Short exercise
In the entries below, identify every line with the string "that" and copy it.

Records provided

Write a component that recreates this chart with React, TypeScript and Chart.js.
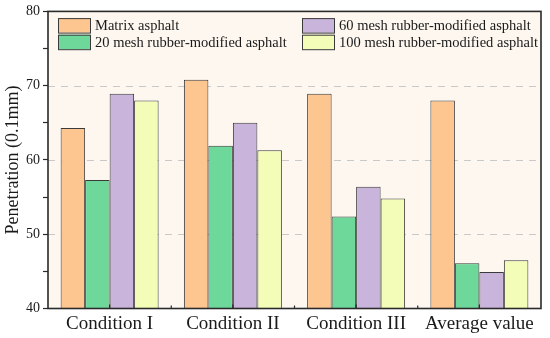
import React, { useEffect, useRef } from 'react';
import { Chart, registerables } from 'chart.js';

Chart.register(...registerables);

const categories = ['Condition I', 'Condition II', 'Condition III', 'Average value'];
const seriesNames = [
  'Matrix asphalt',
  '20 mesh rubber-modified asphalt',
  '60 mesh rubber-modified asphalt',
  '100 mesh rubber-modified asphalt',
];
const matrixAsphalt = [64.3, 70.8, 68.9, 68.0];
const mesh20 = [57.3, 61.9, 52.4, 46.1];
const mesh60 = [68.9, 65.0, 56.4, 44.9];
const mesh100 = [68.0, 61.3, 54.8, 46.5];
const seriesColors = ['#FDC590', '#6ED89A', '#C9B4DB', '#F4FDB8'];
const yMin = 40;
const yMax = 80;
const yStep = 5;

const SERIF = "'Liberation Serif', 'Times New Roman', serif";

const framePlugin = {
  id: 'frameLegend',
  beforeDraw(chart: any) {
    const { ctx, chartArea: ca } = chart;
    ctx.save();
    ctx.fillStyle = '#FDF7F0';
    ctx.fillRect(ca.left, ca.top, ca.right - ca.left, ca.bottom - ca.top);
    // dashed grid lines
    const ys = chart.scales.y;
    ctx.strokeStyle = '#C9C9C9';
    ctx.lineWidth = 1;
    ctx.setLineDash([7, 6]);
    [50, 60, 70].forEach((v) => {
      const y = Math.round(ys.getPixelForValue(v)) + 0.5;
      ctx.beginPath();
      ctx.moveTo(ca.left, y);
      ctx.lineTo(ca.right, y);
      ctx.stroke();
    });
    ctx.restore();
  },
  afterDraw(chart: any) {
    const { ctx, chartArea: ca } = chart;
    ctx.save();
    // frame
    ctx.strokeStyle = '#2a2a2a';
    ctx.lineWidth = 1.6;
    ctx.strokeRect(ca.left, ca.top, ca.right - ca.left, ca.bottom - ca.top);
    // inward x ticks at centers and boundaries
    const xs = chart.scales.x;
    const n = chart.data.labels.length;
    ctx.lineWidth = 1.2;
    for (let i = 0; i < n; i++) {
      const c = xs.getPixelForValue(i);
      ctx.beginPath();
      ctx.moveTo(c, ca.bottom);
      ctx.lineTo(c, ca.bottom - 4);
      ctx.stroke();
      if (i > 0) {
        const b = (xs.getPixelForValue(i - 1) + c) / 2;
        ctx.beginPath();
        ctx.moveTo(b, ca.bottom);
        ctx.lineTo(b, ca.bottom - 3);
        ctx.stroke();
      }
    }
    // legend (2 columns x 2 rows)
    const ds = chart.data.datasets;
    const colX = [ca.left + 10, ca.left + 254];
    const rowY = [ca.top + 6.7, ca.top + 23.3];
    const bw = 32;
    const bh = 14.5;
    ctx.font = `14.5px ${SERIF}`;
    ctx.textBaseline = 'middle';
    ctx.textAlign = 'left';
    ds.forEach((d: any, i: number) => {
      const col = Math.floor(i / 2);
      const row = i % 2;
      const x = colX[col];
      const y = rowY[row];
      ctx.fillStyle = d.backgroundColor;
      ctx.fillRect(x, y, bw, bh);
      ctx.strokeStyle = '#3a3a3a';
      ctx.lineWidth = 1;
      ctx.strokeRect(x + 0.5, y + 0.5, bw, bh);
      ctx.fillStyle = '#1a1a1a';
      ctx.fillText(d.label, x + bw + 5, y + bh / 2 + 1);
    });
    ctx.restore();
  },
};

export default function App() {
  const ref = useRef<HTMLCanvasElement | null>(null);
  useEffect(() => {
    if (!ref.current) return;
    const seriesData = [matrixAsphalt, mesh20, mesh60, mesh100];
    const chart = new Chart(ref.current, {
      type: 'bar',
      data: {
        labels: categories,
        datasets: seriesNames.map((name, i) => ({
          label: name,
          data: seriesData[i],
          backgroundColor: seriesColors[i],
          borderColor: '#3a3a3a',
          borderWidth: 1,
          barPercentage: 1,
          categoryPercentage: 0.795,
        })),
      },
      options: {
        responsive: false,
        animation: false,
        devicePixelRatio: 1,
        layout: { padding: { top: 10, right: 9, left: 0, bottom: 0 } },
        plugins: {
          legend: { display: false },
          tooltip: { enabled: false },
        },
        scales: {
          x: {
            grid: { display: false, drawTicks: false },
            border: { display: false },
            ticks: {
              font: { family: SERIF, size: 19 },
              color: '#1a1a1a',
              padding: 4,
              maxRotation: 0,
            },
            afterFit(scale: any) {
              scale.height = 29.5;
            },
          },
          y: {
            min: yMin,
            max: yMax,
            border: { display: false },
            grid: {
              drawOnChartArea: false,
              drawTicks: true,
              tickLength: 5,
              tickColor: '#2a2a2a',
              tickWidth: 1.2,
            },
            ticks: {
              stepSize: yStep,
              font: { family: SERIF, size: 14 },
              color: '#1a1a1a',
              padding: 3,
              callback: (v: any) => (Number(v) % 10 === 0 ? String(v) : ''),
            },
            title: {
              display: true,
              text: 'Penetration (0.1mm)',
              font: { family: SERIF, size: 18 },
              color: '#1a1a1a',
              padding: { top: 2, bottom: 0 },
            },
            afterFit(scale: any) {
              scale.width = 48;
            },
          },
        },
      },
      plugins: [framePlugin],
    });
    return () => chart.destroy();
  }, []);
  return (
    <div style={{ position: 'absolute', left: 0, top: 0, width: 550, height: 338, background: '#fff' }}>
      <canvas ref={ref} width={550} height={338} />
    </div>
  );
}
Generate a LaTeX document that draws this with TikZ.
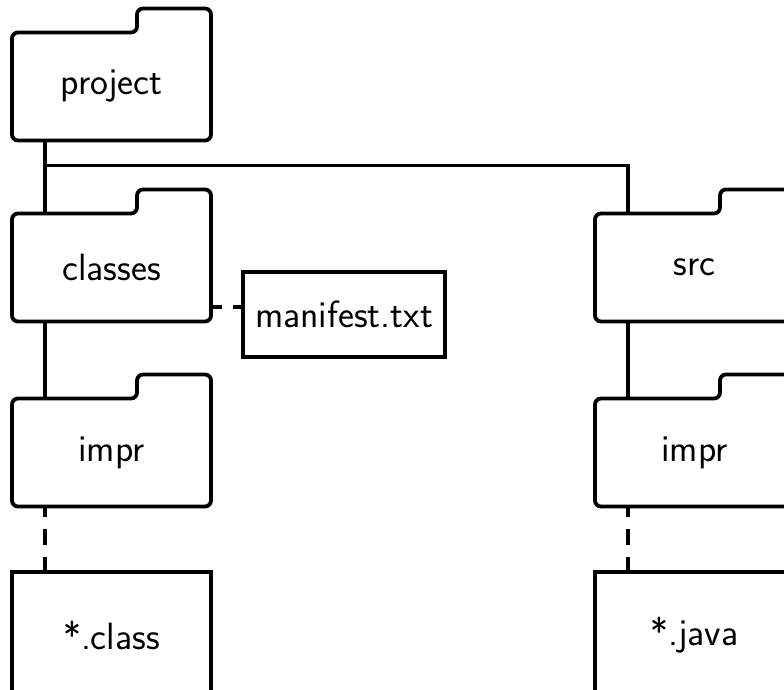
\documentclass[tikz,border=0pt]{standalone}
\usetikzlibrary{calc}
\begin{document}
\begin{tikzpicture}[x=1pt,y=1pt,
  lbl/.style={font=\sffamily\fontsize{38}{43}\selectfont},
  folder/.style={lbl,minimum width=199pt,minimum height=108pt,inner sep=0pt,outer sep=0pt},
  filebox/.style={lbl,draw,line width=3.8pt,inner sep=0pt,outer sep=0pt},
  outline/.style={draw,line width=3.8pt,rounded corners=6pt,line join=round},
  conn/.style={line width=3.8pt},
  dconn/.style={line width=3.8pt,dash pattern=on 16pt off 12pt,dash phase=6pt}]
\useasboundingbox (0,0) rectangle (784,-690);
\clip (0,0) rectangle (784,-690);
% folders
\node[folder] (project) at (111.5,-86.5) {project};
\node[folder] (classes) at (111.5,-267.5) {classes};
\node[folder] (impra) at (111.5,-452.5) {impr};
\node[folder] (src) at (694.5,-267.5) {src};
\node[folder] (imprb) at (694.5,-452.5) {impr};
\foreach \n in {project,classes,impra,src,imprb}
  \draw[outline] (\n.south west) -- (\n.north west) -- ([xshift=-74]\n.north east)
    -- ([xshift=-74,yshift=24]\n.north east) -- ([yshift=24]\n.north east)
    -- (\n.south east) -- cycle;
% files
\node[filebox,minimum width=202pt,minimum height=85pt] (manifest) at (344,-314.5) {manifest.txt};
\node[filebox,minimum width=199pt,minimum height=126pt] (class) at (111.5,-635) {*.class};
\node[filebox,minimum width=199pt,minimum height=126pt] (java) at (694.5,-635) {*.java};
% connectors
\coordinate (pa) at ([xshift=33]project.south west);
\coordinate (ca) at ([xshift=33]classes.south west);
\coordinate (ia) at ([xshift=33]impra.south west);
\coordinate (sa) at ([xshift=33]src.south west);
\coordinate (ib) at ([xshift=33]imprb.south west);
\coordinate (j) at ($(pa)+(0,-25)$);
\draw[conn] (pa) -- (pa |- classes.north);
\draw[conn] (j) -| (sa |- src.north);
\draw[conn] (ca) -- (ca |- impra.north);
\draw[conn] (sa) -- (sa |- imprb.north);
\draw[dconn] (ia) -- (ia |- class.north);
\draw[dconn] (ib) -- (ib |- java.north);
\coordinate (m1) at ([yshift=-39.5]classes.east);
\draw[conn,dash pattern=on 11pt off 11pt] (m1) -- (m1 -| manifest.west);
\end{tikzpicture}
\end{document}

Finished answer
Write a component that recreates this chart with React, TypeScript and Chart.js.
Generate a LaTeX document that draws this with TikZ.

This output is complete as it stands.